[START EXCERPTED RECORDS]
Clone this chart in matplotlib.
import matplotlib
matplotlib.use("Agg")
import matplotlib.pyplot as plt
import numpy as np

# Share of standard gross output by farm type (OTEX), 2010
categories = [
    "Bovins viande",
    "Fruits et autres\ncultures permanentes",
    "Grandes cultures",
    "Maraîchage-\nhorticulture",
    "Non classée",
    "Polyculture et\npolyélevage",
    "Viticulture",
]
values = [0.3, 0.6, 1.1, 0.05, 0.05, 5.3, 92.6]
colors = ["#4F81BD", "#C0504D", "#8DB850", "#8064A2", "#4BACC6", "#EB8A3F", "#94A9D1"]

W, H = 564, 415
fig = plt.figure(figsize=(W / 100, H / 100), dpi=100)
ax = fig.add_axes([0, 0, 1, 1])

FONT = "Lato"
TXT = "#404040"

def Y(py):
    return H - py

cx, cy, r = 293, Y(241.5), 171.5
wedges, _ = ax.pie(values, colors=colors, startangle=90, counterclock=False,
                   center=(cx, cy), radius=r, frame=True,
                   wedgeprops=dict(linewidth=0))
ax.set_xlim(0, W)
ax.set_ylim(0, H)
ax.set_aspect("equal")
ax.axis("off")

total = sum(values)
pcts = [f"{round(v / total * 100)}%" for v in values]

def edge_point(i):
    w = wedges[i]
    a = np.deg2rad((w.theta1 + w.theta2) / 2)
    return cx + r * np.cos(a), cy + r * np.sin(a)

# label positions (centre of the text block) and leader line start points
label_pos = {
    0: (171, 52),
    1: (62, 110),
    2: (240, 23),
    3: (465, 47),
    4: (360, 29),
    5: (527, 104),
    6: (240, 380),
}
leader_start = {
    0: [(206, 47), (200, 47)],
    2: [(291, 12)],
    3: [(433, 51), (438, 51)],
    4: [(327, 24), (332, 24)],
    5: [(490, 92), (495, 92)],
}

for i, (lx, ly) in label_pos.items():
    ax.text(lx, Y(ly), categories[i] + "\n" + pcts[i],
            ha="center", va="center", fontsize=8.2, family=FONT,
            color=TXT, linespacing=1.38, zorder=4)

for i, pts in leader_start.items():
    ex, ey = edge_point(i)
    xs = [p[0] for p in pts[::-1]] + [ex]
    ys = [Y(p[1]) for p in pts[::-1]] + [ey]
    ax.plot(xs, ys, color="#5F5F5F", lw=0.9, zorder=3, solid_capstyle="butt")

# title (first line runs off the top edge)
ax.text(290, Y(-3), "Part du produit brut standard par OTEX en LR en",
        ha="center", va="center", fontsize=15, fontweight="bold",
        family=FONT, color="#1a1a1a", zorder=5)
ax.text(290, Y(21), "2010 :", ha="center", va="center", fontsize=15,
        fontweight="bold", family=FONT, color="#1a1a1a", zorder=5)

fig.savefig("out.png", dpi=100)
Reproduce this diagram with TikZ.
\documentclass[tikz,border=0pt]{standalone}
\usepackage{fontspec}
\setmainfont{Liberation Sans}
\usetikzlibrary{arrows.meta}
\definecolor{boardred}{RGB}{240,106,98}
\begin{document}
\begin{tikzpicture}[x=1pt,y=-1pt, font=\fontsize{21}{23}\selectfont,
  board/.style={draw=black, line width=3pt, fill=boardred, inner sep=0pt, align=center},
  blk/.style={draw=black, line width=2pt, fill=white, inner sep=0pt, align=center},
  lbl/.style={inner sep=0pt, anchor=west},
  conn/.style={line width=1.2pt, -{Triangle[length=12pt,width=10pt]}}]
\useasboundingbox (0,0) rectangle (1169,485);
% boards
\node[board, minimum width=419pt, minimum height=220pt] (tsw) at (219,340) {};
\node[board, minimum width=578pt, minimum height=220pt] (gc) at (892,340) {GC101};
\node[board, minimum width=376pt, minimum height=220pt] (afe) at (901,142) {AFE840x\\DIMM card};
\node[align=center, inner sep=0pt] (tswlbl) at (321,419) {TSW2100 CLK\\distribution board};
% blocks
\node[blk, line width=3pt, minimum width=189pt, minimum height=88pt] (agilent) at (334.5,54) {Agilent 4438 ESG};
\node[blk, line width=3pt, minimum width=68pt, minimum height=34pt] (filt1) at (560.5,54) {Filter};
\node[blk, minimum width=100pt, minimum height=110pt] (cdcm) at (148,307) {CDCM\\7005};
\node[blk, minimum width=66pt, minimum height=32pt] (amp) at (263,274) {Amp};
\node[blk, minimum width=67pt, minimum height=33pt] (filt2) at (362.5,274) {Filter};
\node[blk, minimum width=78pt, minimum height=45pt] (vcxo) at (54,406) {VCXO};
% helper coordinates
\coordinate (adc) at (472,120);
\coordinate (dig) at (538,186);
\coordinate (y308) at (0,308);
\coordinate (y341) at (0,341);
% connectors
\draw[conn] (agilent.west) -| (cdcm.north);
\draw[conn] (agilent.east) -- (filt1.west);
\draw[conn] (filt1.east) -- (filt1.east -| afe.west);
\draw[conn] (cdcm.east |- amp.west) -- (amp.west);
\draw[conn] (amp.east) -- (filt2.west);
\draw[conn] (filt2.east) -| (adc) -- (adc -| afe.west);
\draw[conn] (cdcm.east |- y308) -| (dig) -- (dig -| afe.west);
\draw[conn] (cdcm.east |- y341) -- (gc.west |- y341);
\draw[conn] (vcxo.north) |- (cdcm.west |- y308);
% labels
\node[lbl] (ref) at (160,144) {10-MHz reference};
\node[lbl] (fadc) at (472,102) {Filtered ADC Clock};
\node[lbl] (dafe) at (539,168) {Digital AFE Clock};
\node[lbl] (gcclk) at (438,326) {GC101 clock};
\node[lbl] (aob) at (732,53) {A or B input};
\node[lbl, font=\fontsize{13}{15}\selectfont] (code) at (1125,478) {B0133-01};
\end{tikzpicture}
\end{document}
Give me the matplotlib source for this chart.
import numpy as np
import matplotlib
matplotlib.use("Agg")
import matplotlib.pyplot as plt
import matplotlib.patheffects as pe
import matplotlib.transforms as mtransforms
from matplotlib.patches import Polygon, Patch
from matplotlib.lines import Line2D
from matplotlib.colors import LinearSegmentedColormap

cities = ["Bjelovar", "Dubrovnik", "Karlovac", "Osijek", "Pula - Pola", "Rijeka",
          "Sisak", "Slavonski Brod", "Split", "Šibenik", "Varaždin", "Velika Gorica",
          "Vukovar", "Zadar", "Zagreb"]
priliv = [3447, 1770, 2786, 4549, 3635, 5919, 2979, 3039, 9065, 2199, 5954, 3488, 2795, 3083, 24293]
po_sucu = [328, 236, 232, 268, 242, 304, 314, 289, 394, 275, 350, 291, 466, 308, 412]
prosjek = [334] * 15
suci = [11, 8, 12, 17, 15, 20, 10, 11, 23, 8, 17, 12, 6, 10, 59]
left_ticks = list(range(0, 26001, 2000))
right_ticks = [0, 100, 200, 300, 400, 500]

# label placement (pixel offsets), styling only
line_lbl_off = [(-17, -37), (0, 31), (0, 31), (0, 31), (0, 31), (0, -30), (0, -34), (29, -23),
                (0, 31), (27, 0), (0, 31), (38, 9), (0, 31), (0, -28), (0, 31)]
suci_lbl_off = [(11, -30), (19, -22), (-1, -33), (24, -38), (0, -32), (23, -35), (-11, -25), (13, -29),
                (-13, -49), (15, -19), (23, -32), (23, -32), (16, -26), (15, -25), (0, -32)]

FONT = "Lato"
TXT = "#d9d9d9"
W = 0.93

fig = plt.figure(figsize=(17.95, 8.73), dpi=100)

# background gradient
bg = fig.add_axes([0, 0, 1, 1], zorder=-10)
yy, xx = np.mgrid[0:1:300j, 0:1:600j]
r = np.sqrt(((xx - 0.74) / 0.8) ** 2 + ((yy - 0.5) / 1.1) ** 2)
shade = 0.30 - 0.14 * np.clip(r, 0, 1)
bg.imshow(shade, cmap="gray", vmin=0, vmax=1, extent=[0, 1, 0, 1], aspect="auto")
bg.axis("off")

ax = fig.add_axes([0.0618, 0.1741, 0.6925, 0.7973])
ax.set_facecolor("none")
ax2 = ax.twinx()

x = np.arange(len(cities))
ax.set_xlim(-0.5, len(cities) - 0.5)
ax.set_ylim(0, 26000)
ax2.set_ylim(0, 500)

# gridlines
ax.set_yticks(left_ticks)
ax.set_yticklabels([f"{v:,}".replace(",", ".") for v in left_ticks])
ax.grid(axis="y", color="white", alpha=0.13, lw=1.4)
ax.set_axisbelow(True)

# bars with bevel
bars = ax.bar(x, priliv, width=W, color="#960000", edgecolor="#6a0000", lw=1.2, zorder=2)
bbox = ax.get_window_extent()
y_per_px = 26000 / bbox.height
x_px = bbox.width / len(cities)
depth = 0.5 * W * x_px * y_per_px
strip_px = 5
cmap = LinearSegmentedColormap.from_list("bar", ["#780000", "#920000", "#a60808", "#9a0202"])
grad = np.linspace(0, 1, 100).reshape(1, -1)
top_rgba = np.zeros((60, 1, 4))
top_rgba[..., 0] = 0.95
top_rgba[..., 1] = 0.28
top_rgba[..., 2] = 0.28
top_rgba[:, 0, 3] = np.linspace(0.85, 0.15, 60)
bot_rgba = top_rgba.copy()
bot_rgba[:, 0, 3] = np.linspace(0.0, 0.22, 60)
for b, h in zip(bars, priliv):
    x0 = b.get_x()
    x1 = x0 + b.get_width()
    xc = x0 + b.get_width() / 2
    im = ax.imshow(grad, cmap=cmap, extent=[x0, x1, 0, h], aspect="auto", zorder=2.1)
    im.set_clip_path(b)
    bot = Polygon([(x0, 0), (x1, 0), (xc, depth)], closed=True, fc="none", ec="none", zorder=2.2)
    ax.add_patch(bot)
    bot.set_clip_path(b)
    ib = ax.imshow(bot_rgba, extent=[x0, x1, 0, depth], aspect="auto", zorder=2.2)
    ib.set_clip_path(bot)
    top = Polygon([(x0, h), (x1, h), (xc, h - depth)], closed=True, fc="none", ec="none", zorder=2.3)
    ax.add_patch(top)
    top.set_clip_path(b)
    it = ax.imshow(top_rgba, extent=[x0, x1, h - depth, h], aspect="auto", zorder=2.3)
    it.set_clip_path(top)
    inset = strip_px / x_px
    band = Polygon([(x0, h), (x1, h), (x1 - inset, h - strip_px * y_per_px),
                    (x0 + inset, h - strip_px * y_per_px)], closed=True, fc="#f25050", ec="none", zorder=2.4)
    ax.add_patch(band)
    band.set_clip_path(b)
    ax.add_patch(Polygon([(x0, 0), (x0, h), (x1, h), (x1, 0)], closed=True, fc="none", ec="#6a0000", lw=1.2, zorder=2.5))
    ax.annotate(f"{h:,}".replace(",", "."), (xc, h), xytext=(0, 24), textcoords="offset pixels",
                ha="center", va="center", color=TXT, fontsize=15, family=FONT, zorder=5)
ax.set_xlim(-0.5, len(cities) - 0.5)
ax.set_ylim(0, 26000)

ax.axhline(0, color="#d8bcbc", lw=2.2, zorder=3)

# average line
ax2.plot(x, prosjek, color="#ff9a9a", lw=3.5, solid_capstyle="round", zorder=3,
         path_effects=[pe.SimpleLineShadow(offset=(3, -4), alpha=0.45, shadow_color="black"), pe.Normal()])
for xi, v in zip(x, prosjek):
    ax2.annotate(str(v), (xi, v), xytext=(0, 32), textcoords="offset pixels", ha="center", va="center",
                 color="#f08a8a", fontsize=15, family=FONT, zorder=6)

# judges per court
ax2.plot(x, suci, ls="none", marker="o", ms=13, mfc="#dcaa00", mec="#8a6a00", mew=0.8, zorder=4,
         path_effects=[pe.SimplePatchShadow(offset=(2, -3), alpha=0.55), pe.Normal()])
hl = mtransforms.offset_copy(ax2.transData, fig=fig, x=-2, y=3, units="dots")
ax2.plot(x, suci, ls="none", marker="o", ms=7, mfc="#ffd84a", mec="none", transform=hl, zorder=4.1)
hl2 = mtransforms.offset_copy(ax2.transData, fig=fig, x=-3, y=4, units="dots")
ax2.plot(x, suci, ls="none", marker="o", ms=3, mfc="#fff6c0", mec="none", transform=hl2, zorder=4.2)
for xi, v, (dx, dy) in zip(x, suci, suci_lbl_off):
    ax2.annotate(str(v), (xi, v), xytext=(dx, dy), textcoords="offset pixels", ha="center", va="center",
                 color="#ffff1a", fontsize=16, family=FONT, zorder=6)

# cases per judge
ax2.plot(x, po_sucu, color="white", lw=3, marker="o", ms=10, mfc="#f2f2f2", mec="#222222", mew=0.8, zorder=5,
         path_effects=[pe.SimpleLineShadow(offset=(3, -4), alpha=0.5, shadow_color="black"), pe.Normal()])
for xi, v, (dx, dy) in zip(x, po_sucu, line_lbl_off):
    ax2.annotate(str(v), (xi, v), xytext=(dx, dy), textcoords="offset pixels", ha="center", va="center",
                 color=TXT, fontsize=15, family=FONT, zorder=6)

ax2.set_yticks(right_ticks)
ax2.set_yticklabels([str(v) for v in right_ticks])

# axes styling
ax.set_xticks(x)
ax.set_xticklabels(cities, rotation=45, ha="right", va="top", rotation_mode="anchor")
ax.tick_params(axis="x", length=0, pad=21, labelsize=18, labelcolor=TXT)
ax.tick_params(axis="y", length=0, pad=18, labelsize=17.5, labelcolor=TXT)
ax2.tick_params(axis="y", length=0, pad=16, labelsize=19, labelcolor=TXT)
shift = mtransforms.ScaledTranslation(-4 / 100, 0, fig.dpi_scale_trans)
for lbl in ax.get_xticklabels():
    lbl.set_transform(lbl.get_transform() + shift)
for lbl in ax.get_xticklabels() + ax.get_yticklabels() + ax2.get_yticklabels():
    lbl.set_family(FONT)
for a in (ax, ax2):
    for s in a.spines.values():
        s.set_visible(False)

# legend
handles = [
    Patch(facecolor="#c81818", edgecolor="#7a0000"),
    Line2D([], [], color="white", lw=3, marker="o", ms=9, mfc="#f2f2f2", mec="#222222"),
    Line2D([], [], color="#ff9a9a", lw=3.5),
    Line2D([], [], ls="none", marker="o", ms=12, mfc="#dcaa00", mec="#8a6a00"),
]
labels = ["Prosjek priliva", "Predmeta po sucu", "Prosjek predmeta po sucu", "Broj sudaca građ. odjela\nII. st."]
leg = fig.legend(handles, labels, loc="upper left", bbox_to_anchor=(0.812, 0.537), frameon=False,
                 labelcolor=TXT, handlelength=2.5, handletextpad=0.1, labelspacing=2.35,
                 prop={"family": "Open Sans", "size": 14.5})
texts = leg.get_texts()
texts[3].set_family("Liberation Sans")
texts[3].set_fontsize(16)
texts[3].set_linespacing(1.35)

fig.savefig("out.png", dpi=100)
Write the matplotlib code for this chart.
[END EXCERPTED RECORDS]
INSTRUCTIONS FOR THE TASK:
Scan the material above. Extract every line in which the word "code" occurs.

ANSWER TO THE TASK:
\node[lbl, font=\fontsize{13}{15}\selectfont] (code) at (1125,478) {B0133-01};
Write the matplotlib code for this chart.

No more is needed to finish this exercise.